Wie hat das Forschungszentrum Jülich zu der Untersuchung beigetragen?
Prof. Andreas Petzold: Dem Forschungszentrum Jülich kommt über IAGOS eine zentrale Rolle bei der Verbesserung der Wettervorhersage zu. Die IAGOS-Flugzeuge mit ihren von Jülich aus betreuten Wasserdampfmessgeräten sind derzeit die einzigen, die im Routinebetrieb die Feuchte der Atmosphäre genau genug bestimmen können. In dem von Airbus koordinierten europäischen Forschungsprojekt CICONIA, das seit Juli 2023 läuft, werden die entsprechenden Messdaten aus Jülich genutzt, um die Qualität der Wettervorhersage zu beurteilen. Dazu wird bei jedem Flug verglichen, wie die vorhergesagte Feuchte entlang des Flugweges mit der Messung übereinstimmt. Die Ergebnisse werden dann vom deutschen und französischen Wetterdienst genutzt, um ihre Vorhersagemodelle zu verbessern.
Wie geht es jetzt weiter? Wie sehen die nächsten Schritte für die Forscher:innen aus?
Prof. Andreas Petzold: In diesem Herbst finden einige Workshops und Konferenzen zu diesem Themenkomplex statt, um die verschiedenen Aktivitäten international zu koordinieren. Eine wichtige Aufgabe übernehmen hier die Internationale Zivilluftfahrt-Organisation (ICAO), eine Unterorganisation der Vereinten Nationen, und die Weltorganisation für Meteorologie. Sie wollen ein Messnetz aus vielen Verkehrsflugzeugen aufbauen, die die Daten ihrer Feuchtemessgeräte kontinuierlich an die Wetterdienste melden. Die wiederum können dann mithilfe dieser Daten die Startbedingungen ihrer Modelle verbessern. Am Ende stehen dann also hoffentlich verbesserte Wettervorhersagen für die Flugplanung.

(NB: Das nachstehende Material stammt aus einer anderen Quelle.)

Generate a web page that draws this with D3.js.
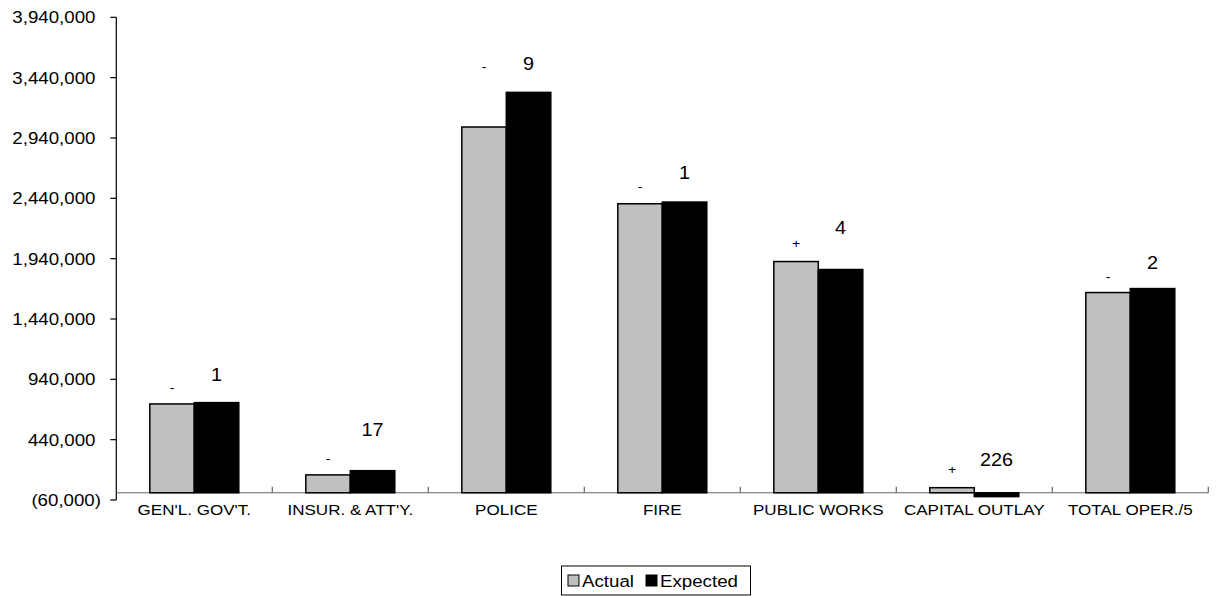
<!DOCTYPE html>
<html>
<head>
<meta charset="utf-8">
<script src="https://cdn.jsdelivr.net/npm/d3@7"></script>
<style>
  html, body { margin: 0; padding: 0; background: #fff; }
  svg { display: block; font-family: "Liberation Sans", Arial, sans-serif; }
</style>
</head>
<body>
<svg id="chart" width="1220" height="596"></svg>
<script>
(function () {
// ---- data ----
const categories = ["GEN'L. GOV'T.", "INSUR. & ATT'Y.", "POLICE", "FIRE", "PUBLIC WORKS", "CAPITAL OUTLAY", "TOTAL OPER./5"];
const seriesNames = ["Actual", "Expected"];
const actual   = [736000, 148000, 3031000, 2395000, 1916000, 42000, 1659000];
const expected = [747000, 183000, 3318000, 2409000, 1850000, -32000, 1692000];
const signLabels = ["-", "-", "-", "-", "+", "+", "-"];
const signLabelValues = [871000, 280000, 3533000, 2538000, 2063000, 189000, 1792000];
const pctLabels = ["1", "17", "9", "1", "4", "226", "2"];
const pctLabelValues = [981000, 521000, 3558000, 2652000, 2196000, 272000, 1906000];
const yTicks = [-60000, 440000, 940000, 1440000, 1940000, 2440000, 2940000, 3440000, 3940000];

// ---- layout ----
const svg = d3.select("#chart");
const mLeft = 116.3, mRight = 1208.3, mTop = 17.3, mBottom = 500;
const SX = 1.1; // horizontal stretch of text

const x = d3.scaleBand().domain(categories).range([mLeft, mRight]).paddingInner(0).paddingOuter(0);
const y = d3.scaleLinear().domain([yTicks[0], yTicks[yTicks.length - 1]]).range([mBottom, mTop]);
const groupW = 89;
const x1 = d3.scaleBand().domain(seriesNames).range([-groupW / 2, groupW / 2]).padding(0);
const colors = { Actual: "#c0c0c0", Expected: "#000000" };

function stext(g, tx, ty, str, size, anchor) {
  return g.append("text")
    .attr("transform", `translate(${tx},${ty}) scale(${SX},1)`)
    .attr("text-anchor", anchor)
    .attr("font-size", size)
    .attr("fill", "#000")
    .text(str);
}

const fmt = v => v < 0 ? "(" + d3.format(",")(-v) + ")" : d3.format(",")(v);

// y axis
const yg = svg.append("g");
yg.append("line").attr("x1", mLeft).attr("x2", mLeft).attr("y1", y(yTicks[yTicks.length - 1])).attr("y2", y(yTicks[0]))
  .attr("stroke", "#000").attr("stroke-width", 1.2);
yTicks.forEach(t => {
  yg.append("line").attr("x1", mLeft - 6).attr("x2", mLeft).attr("y1", y(t)).attr("y2", y(t))
    .attr("stroke", "#000").attr("stroke-width", 1.2);
  stext(yg, t < 0 ? 101 : 95.5, y(t) + 6, fmt(t), 17, "end");
});

// category axis at zero
const xg = svg.append("g");
xg.append("line").attr("x1", mLeft).attr("x2", mRight).attr("y1", y(0)).attr("y2", y(0))
  .attr("stroke", "#666").attr("stroke-width", 1.2);
categories.forEach((c, i) => {
  const bx = x(c) + x.bandwidth();
  xg.append("line").attr("x1", bx).attr("x2", bx).attr("y1", y(0) - 6).attr("y2", y(0))
    .attr("stroke", "#666").attr("stroke-width", 1.2);
  stext(xg, x(c) + x.bandwidth() / 2, 515, c, 15.5, "middle");
});

// bars
const data = categories.map((c, i) => ({ c, vals: [{ s: "Actual", v: actual[i] }, { s: "Expected", v: expected[i] }] }));
const groups = svg.append("g").selectAll("g").data(data).join("g")
  .attr("transform", d => `translate(${x(d.c) + x.bandwidth() / 2},0)`);
groups.selectAll("rect").data(d => d.vals).join("rect")
  .attr("x", d => x1(d.s))
  .attr("width", x1.bandwidth())
  .attr("y", d => Math.min(y(d.v), y(0)))
  .attr("height", d => Math.abs(y(d.v) - y(0)))
  .attr("fill", d => colors[d.s])
  .attr("stroke", "#000").attr("stroke-width", 1.5);

// annotations
const ag = svg.append("g");
categories.forEach((c, i) => {
  const cx = x(c) + x.bandwidth() / 2;
  stext(ag, cx + x1("Actual") + x1.bandwidth() / 2, y(signLabelValues[i]) + 4.5, signLabels[i], 13, "middle");
  stext(ag, cx + x1("Expected") + x1.bandwidth() / 2, y(pctLabelValues[i]) + 6.5, pctLabels[i], 18, "middle");
});

// legend
const lg = svg.append("g");
lg.append("rect").attr("x", 561.5).attr("y", 566).attr("width", 189).attr("height", 29)
  .attr("fill", "#fff").attr("stroke", "#000").attr("stroke-width", 1);
const legendItems = [{ s: "Actual", sx: 568, tx: 582 }, { s: "Expected", sx: 646, tx: 660 }];
legendItems.forEach(it => {
  lg.append("rect").attr("x", it.sx).attr("y", 575).attr("width", 11).attr("height", 11)
    .attr("fill", colors[it.s]).attr("stroke", "#000").attr("stroke-width", 1);
  stext(lg, it.tx, 587, it.s, 17, "start");
});
})();
</script>
</body>
</html>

Die Jülicher Forscher:innen können mit ihrer wissenschaftlichen Expertise zu Wasserdampf in der Atmosphäre und jahrzehntelangen Erfahrung im Betrieb von Feuchtesensoren auf Verkehrsflugzeugen dazu beitragen, die internationalen Aktivitäten in den richtigen wissenschaftlichen Kontext zu stellen und dafür sorgen, dass die zentralen technischen Aspekte beim Aufbau solch einer Messinfrastruktur angemessen berücksichtigt werden.
Als Hauptergebnis der verschiedenen Aktivitäten diesen Herbst erhoffen wir uns eine „Roadmap“ für eine internationale Strategie zur Reduzierung der Klimawirkung des Luftverkehrs. Die Vermeidung von Kondensstreifen ist dabei eine Stellschraube, neben dem Einsatz von Treibstoffen aus nachwachsenden Rohstoffen oder von synthetischen Treibstoffen. Auch hier wird derzeit intensiv geforscht.
Was bedeuten die Ergebnisse für die Gesellschaft und für die Zukunft des Luftverkehrs?
Prof. Andreas Petzold: Alle beteiligten Akteure sind sich bewusst, dass die Luftfahrt Teil eines globalen Transportsystems bleiben wird. Andererseits wird die Luftfahrt die Branche sein, die aus Gründen der Sicherheit und der vorhandenen Technologie am längsten auf fossile Treibstoffe angewiesen sein wird. Hier gilt es, eine gute Balance zu finden, um den Luftverkehr weiter zu ermöglichen und gleichzeitig in seiner Klimawirksamkeit zu reduzieren.